◆ **Set exercise**: Select and reproduce each line of the listing below that bears the string "this".
● ● ● ● ● ● ●
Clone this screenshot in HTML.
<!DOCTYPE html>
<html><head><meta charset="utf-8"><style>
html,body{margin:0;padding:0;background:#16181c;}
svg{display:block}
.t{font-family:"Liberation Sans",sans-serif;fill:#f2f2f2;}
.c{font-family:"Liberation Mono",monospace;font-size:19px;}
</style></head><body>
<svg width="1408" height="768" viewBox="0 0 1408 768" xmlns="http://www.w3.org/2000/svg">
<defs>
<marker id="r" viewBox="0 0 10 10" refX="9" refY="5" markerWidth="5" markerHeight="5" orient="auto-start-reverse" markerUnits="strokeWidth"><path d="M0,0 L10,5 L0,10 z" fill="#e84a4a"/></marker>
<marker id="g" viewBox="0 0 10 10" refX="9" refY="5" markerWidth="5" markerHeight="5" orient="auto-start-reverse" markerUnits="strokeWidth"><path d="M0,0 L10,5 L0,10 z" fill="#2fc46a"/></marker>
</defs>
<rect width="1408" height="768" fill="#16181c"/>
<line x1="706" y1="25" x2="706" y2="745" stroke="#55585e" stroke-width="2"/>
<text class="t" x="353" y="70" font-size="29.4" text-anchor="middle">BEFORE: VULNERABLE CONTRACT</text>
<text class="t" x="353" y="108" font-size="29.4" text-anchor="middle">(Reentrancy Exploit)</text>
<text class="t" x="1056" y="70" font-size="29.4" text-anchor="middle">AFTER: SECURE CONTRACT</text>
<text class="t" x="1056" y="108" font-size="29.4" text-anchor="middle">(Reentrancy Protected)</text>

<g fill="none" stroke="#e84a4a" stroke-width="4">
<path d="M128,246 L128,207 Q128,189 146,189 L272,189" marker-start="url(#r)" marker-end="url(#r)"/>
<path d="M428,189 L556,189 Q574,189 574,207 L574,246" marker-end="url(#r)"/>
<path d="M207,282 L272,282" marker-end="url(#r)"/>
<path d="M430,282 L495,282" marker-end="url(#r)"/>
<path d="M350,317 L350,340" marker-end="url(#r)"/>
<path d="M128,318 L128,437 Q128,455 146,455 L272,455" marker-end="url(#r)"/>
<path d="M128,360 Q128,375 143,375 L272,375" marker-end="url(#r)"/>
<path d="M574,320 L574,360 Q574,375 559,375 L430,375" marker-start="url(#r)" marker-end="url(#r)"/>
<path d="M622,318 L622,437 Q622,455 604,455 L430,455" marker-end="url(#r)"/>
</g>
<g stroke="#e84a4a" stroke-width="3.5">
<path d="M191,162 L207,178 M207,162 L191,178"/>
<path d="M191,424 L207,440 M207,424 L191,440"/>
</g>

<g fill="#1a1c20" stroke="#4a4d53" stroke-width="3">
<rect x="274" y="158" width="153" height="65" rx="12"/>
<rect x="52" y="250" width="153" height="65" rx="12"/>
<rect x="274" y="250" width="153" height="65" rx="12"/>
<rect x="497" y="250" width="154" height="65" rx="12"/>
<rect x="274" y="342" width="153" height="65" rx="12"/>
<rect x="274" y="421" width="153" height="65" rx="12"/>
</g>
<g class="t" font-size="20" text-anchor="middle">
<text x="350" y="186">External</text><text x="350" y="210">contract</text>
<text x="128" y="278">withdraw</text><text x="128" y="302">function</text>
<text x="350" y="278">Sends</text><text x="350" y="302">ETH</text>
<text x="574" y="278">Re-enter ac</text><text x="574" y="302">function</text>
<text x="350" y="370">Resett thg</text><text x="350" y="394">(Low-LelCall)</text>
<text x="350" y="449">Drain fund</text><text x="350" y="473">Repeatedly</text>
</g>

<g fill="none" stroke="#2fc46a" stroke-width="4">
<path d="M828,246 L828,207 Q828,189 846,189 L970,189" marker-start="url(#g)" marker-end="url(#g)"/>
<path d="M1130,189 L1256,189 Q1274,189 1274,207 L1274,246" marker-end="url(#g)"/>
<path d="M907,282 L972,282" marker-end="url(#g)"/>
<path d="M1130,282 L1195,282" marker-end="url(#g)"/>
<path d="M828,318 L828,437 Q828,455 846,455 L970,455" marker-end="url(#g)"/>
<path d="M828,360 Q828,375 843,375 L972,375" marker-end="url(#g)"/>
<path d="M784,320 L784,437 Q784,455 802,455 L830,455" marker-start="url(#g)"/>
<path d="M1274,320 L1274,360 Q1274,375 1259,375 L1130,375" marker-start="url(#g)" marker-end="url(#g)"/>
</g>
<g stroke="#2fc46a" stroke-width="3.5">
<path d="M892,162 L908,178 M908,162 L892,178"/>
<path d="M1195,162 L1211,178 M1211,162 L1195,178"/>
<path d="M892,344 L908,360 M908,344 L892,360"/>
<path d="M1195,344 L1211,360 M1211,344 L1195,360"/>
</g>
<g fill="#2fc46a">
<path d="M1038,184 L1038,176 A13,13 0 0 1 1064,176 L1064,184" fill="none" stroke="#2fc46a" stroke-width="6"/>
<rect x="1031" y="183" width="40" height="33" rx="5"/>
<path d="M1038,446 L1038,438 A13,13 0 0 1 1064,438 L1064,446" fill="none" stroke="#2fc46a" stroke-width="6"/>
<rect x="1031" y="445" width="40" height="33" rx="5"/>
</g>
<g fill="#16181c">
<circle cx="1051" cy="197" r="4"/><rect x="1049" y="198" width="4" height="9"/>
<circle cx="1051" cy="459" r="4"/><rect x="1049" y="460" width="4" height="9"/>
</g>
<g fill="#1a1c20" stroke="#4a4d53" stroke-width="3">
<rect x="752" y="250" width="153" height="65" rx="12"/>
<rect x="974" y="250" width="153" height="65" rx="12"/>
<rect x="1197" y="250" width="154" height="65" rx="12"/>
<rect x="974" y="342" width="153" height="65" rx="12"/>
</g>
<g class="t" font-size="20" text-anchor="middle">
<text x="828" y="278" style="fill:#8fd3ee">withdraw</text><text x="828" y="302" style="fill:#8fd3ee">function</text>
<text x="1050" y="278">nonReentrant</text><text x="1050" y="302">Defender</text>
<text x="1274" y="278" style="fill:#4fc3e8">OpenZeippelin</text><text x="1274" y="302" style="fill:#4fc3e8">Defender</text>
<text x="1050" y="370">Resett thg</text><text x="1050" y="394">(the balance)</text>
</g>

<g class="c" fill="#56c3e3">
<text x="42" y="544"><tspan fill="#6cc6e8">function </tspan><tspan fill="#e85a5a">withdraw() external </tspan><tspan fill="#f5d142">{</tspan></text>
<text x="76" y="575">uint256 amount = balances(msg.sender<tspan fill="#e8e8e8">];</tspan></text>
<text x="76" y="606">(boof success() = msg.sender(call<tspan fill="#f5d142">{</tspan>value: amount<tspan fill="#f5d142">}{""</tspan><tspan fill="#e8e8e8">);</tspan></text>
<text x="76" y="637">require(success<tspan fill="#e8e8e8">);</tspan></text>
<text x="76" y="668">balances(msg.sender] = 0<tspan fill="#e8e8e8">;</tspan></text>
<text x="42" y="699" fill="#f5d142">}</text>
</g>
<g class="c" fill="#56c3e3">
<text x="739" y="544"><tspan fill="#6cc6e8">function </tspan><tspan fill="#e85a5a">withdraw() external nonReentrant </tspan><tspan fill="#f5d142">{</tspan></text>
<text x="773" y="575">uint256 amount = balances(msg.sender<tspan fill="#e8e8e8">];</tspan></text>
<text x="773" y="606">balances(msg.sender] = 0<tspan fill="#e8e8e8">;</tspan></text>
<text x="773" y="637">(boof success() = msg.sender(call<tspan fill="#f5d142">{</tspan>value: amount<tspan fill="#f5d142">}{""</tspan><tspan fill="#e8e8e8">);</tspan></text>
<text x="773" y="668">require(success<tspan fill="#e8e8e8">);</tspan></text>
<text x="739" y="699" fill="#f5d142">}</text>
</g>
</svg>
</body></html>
● ● ● ● ● ● ●
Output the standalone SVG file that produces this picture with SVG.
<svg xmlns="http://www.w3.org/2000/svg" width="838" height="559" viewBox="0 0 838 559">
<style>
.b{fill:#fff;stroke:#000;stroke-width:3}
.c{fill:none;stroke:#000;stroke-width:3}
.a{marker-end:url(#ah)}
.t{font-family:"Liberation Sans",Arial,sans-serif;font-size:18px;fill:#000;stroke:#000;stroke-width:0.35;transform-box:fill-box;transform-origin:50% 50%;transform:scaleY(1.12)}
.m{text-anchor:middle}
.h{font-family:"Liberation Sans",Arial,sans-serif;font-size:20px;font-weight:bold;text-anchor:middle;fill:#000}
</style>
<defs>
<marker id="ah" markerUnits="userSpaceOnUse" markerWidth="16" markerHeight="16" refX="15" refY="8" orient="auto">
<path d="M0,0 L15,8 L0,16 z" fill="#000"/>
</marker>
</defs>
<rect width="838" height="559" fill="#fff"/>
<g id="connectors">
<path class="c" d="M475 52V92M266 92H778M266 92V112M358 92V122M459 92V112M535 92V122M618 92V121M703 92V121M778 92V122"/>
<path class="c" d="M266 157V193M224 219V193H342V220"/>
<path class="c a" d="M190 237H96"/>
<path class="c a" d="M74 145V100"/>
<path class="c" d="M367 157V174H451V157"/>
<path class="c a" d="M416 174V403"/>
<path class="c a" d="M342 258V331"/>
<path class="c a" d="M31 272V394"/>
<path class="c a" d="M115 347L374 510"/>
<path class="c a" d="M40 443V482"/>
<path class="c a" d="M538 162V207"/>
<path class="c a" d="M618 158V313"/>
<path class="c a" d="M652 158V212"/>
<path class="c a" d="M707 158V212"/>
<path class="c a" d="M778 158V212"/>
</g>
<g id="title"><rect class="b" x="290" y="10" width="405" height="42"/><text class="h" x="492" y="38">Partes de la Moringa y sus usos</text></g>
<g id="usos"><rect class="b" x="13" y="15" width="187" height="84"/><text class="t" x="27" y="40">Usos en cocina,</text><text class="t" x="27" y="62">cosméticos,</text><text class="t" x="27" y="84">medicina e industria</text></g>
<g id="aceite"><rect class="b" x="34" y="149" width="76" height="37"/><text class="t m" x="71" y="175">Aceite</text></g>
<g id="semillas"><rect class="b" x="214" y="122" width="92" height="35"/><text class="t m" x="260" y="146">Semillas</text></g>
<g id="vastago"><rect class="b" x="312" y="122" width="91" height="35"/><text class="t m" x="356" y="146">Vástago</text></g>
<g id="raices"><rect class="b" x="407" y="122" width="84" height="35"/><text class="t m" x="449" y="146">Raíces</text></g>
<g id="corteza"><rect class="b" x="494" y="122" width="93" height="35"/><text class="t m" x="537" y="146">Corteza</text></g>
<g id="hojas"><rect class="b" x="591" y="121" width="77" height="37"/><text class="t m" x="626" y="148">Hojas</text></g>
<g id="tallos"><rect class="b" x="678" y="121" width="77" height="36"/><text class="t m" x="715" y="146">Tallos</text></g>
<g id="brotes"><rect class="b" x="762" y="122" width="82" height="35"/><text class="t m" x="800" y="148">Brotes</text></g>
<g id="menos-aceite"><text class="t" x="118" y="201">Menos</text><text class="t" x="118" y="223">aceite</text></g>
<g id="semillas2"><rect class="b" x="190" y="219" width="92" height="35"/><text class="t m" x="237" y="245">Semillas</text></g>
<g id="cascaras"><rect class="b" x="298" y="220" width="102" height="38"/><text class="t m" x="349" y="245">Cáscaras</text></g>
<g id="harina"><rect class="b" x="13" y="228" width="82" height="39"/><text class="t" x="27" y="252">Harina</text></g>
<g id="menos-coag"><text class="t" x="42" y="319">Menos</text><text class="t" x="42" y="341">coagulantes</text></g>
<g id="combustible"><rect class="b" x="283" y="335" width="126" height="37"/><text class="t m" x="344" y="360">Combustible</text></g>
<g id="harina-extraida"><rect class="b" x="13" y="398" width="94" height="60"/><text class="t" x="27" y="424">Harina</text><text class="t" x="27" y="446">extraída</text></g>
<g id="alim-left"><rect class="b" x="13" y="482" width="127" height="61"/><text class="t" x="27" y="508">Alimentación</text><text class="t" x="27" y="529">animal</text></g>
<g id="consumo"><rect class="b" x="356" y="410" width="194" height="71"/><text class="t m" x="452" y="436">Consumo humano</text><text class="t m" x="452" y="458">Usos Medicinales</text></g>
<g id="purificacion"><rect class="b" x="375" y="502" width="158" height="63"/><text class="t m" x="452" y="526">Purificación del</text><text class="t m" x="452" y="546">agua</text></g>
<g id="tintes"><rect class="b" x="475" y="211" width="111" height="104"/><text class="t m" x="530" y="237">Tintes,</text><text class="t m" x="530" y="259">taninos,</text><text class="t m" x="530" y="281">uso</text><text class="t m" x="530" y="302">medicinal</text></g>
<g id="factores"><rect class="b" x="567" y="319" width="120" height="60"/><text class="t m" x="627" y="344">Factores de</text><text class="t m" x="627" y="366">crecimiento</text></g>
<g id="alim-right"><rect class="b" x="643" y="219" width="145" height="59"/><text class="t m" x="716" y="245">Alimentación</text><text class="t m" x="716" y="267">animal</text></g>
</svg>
● ● ● ● ● ● ●
◆ **Task solution**:
Clone this screenshot in HTML.
Output the standalone SVG file that produces this picture with SVG.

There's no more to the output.